For data egress, I implemented a temporary download link system. Instead of exposing the file system structure, the app generates a UUID token mapped to a specific user and bid number. This token expires in 30 minutes, ensuring that bid documents aren’t indexed by crawlers or accessed by unauthorized users.

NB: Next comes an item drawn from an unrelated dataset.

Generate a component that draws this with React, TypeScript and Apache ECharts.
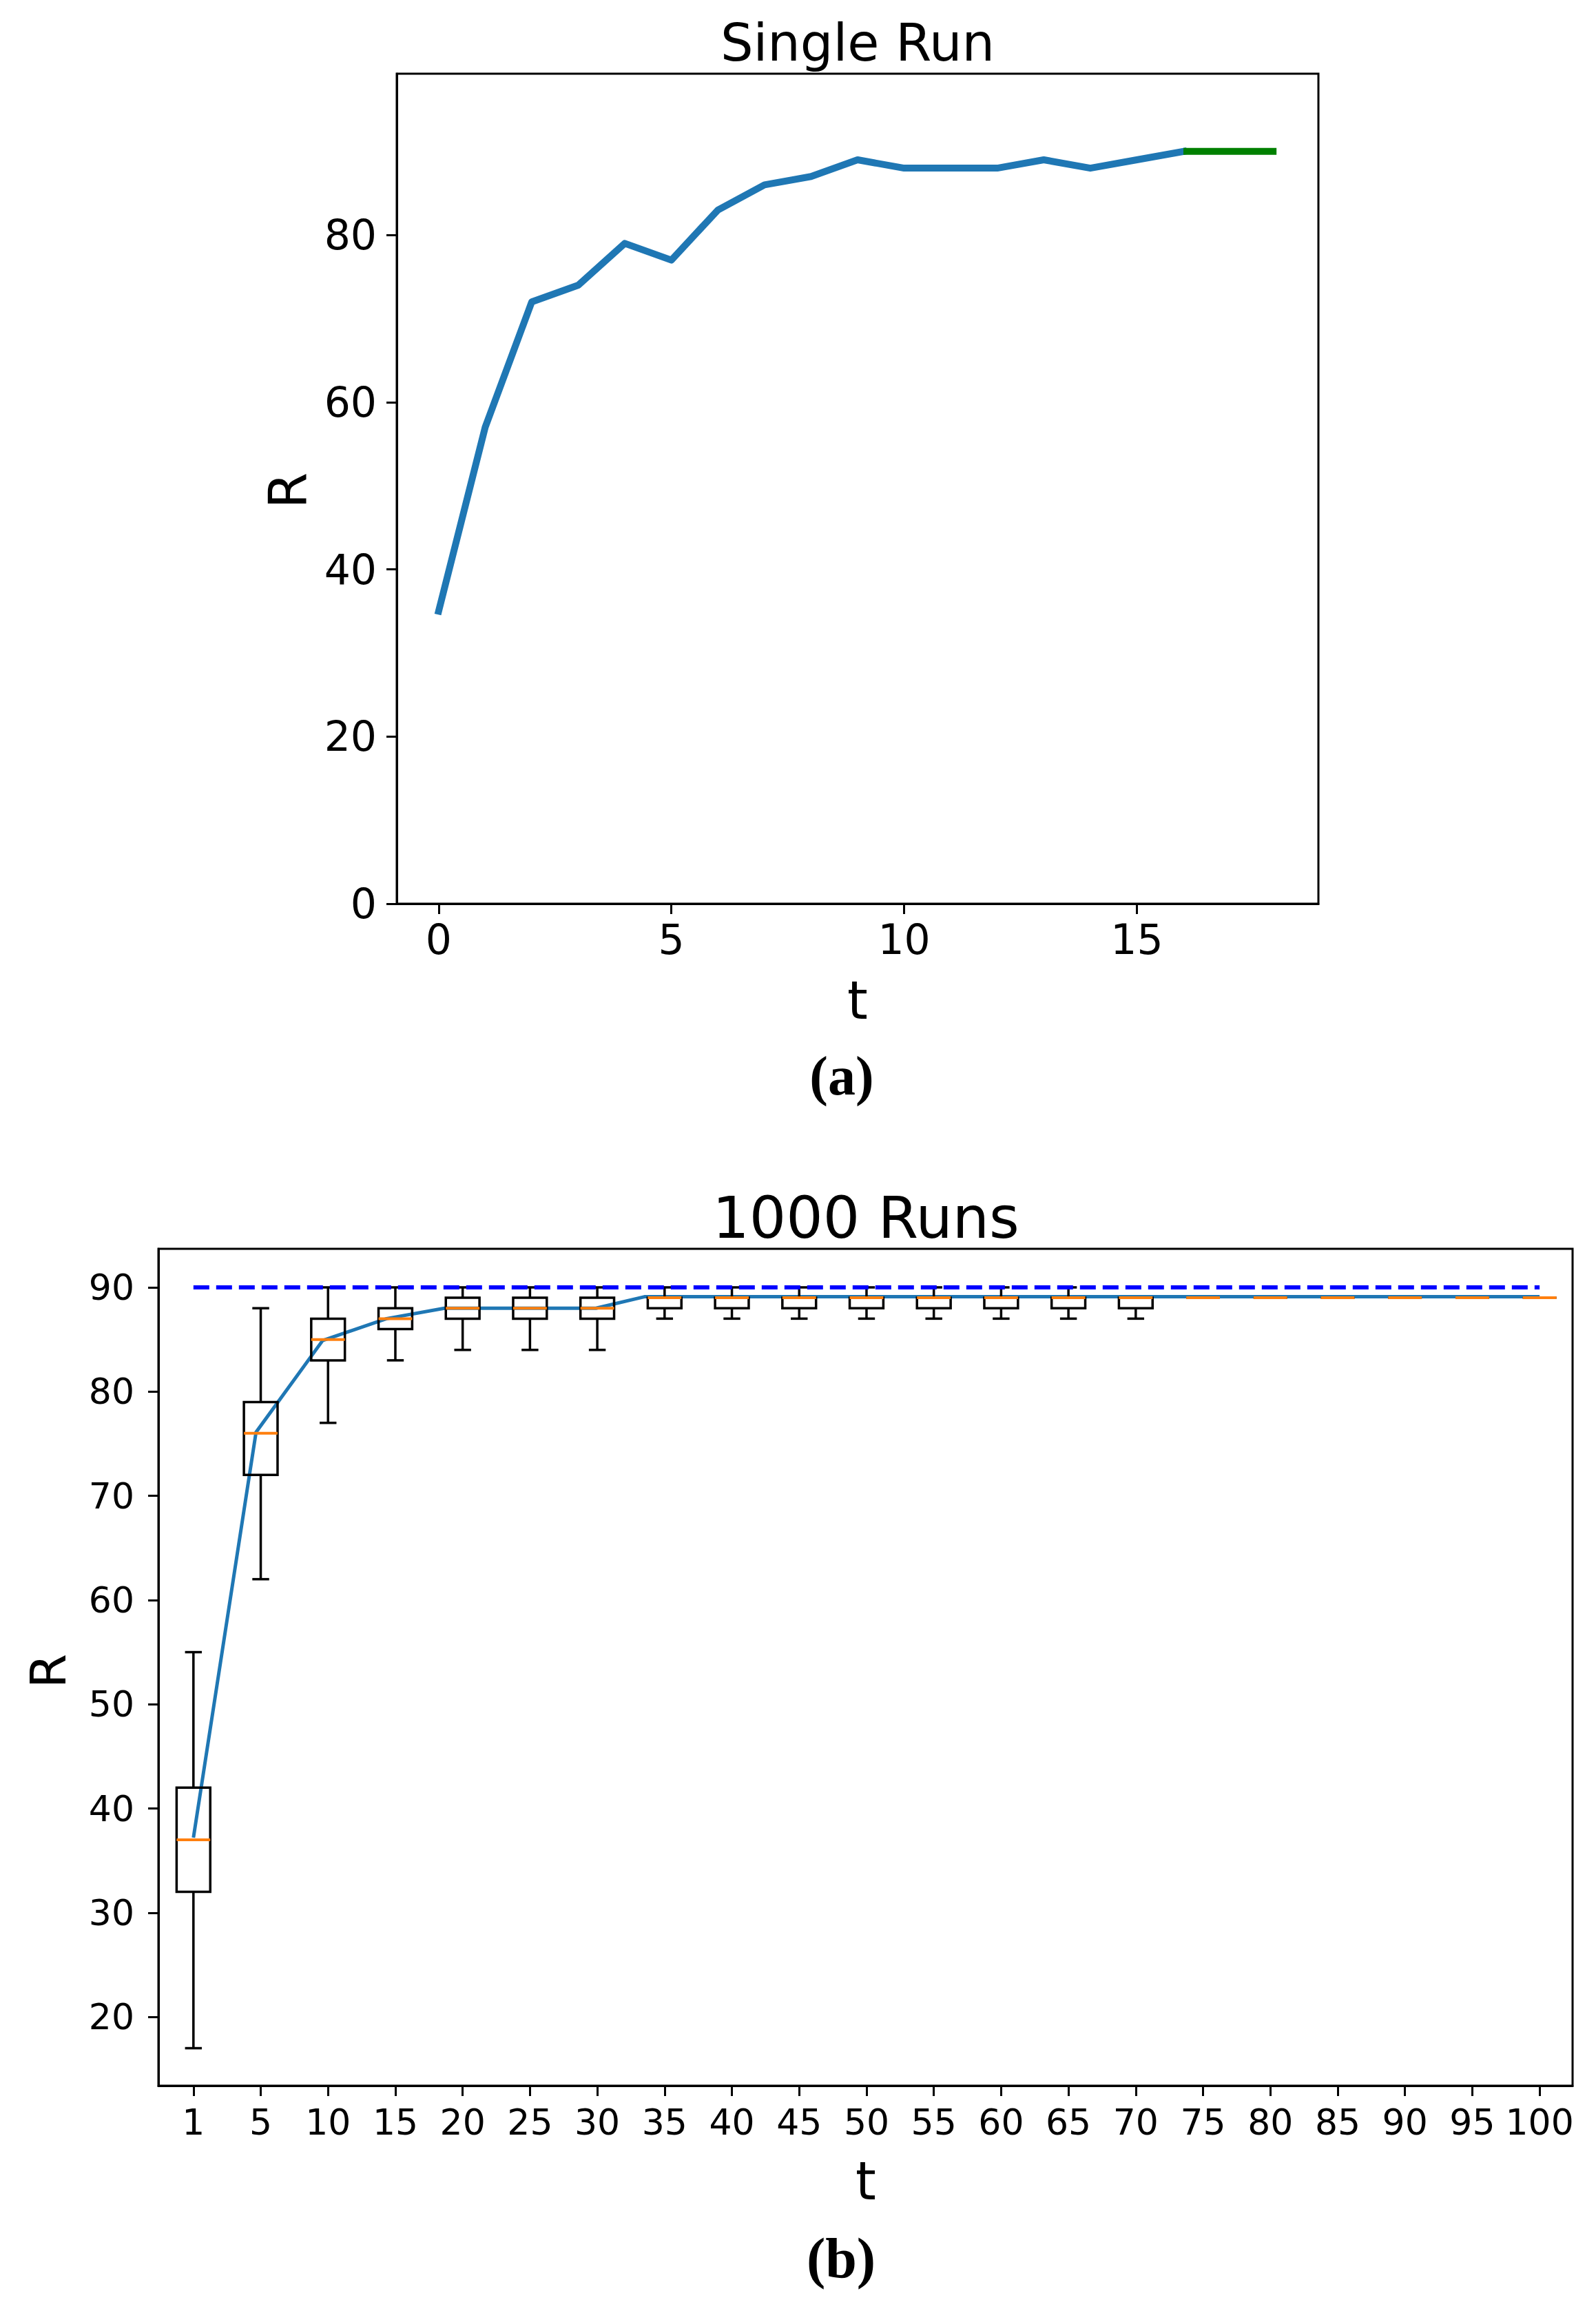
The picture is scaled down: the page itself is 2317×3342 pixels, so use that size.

app.get('/download/:token', (req, res) => {
    const { token } = req.params;
    const linkData = db.prepare(`
        SELECT * FROM download_links 
        WHERE token = ? AND expires_at > CURRENT_TIMESTAMP
    `).get(token);
    
    if (!linkData) return res.status(403).send('Unauthorized or Expired');
    
    const filePath = path.join(process.cwd(), 'storage', 'bids', linkData.bid_number, linkData.filename);
    res.download(filePath); // Node.js stream-based file delivery
});

The Strategic Conclusion

By offloading the scraping to a background worker and using better-sqlite3 for local caching, I reduced the bid retrieval time from 120 seconds (manual) to sub-500 milliseconds for cached data. I sacrificed the simplicity of a single-file script to gain a resilient, multi-process architecture that can recover from network failures automatically.

Next on my board is implementing a Tesseract OCR layer into the PDF parser. Many government bids are still uploaded as flat images, making text-based extraction impossible. Adding an OCR middleware will complete the data extraction pipeline for even the most legacy bid formats.